David Ray, above, led the groups.
Small churches are the right size. In November, David Ray reaffirmed that in half-a-dozen Oklahoma workshops based on the statement. A sponsor was the Small-Church Commission.
Benefitting from Rev. Dr. Ray’s insights were 246 United Methodists, representing 84 churches. The workshops were open to all, but the target was churches with worship attendance of 25-80 people.
For more than 30 years, Ray has helped smaller-membership churches work creatively to overcome challenges and to grow in effective ministry and mission. The handouts as well as Ray’s lectures in Oklahoma proved he has studied smaller congregations in depth.
As he has traveled, he identified "Common Denominators from 21 Smaller Faith and Effective Churches from Coast to Coast." Among those he listed:
They are more concerned with being living churches than surviving institutions.

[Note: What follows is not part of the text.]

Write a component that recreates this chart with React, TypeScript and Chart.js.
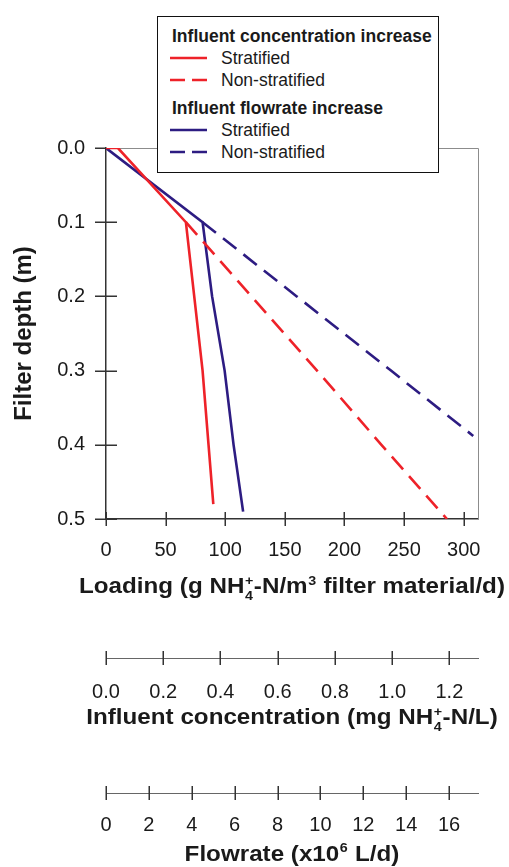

These churches are not trying to be all things to all people, but have found their niche (what they do really well) and are superb at filling that niche.
Worship is a priority.
None are embarrassed by their size.
They really enjoy each other and have lots of fun together.
Ray also tackled the topic of finances in smaller churches. His resource "Affording To Be a Smaller Church" noted:
No church ever thinks it has enough money.
No one knows how much your church is capable of giving until tested.
Raising or making money shouldn’t be all a church does.
And the adviser introduced ministry strategies, including "Thoughtfully Growing by Adoption."
The questions Ray urged his audience to explore could be asked of any church.
Why do you want to grow? What price will you pay? What does your church have to offer? What are its specific gifts? What specific areas do you need to address to be more attractive and equipped for new people? What individuals and groups are unchurched or have unmet needs in your community?
Ray also pursues these topics as an author.